**Exercise**
Give back exactly the lines from the beginning of the listing below to the line holding "const blue = '#0a7aad', red = '#d7141e';", both ends included; the pictures stay out.

**Given information**
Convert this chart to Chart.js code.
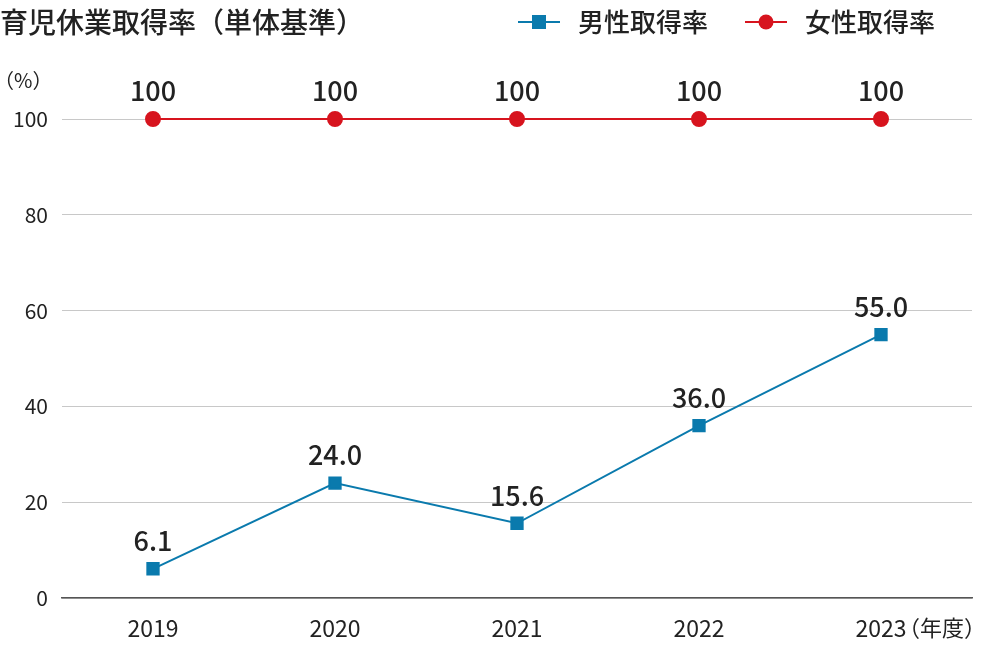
<!DOCTYPE html>
<html><head><meta charset="utf-8">
<script src="https://cdn.jsdelivr.net/npm/chart.js@4"></script>
<style>html,body{margin:0;background:#fff}#wrap{width:1000px;height:646px}</style>
</head><body><div id="wrap"><canvas id="c"></canvas></div>
<script>
const years = ['2019', '2020', '2021', '2022', '2023'];
const maleRate = [6.1, 24.0, 15.6, 36.0, 55.0];
const femaleRate = [100, 100, 100, 100, 100];
const maleLabels = ['6.1', '24.0', '15.6', '36.0', '55.0'];
const femaleLabels = ['100', '100', '100', '100', '100'];
const FONT = '"Noto Sans CJK JP", "Noto Sans", sans-serif';

const blue = '#0a7aad', red = '#d7141e';

// header texts, legend and value labels
const extras = {
    id: 'extras',
    afterDatasetsDraw(chart) {
        const ctx = chart.ctx;
        ctx.save();
        ctx.fillStyle = '#222';
        ctx.textBaseline = 'middle';
        ctx.font = '500 28px ' + FONT;
        ctx.textAlign = 'left';
        ctx.fillText('育児休業取得率（単体基準）', 0, 22);
        ctx.font = '20px ' + FONT;
        ctx.fillText('（%）', -6, 80);
        ctx.font = '22px ' + FONT;
        ctx.fillText('（年度）', 898, 628);

        // legend
        const items = [['男性取得率', blue, 'rect', 518], ['女性取得率', red, 'circle', 745]];
        items.forEach(([txt, col, shape, x]) => {
            ctx.strokeStyle = col; ctx.lineWidth = 2;
            ctx.beginPath(); ctx.moveTo(x, 22); ctx.lineTo(x + 42, 22); ctx.stroke();
            ctx.fillStyle = col;
            if (shape === 'rect') ctx.fillRect(x + 14, 15, 14, 14);
            else { ctx.beginPath(); ctx.arc(x + 21, 22, 7.5, 0, Math.PI * 2); ctx.fill(); }
            ctx.fillStyle = '#222';
            ctx.font = '500 26px ' + FONT;
            ctx.fillText(txt, x + 60, 22);
        });

        // value labels
        ctx.textAlign = 'center';
        ctx.font = '500 27px ' + FONT;
        [maleLabels, femaleLabels].forEach((labels, di) => {
            chart.getDatasetMeta(di).data.forEach((pt, i) => {
                ctx.fillText(labels[i], pt.x, pt.y - 28);
            });
        });
        ctx.restore();
    }
};

new Chart(document.getElementById('c'), {
    type: 'line',
    data: {
        labels: years,
        datasets: [
            { label: '男性取得率', data: maleRate, borderColor: blue, backgroundColor: blue,
              borderWidth: 2, pointStyle: 'rect', pointRadius: 8, pointHoverRadius: 8, clip: false },
            { label: '女性取得率', data: femaleRate, borderColor: red, backgroundColor: red,
              borderWidth: 2, pointStyle: 'circle', pointRadius: 7, pointHoverRadius: 7, clip: false }
        ]
    },
    options: {
        responsive: true,
        maintainAspectRatio: false,
        animation: false,
        layout: { padding: { top: 119, right: 28, left: 0, bottom: 0 } },
        plugins: { legend: { display: false }, tooltip: { enabled: false } },
        scales: {
            x: {
                offset: true,
                grid: { display: false, drawTicks: false },
                border: { color: '#555', width: 1.5 },
                ticks: { color: '#222', font: { size: 23, family: FONT }, padding: 16 },
                afterFit(s) { s.height = 48; }
            },
            y: {
                min: 0, max: 100,
                ticks: { stepSize: 20, color: '#222', font: { size: 21, family: FONT }, padding: 14 },
                grid: { color: '#c8c8c8', lineWidth: 1, drawTicks: false },
                border: { display: false },
                afterFit(s) { s.width = 62; }
            }
        }
    },
    plugins: [extras]
});
</script>
</body></html>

**Expected output**
Convert this chart to Chart.js code.
<!DOCTYPE html>
<html><head><meta charset="utf-8">
<script src="https://cdn.jsdelivr.net/npm/chart.js@4"></script>
<style>html,body{margin:0;background:#fff}#wrap{width:1000px;height:646px}</style>
</head><body><div id="wrap"><canvas id="c"></canvas></div>
<script>
const years = ['2019', '2020', '2021', '2022', '2023'];
const maleRate = [6.1, 24.0, 15.6, 36.0, 55.0];
const femaleRate = [100, 100, 100, 100, 100];
const maleLabels = ['6.1', '24.0', '15.6', '36.0', '55.0'];
const femaleLabels = ['100', '100', '100', '100', '100'];
const FONT = '"Noto Sans CJK JP", "Noto Sans", sans-serif';

const blue = '#0a7aad', red = '#d7141e';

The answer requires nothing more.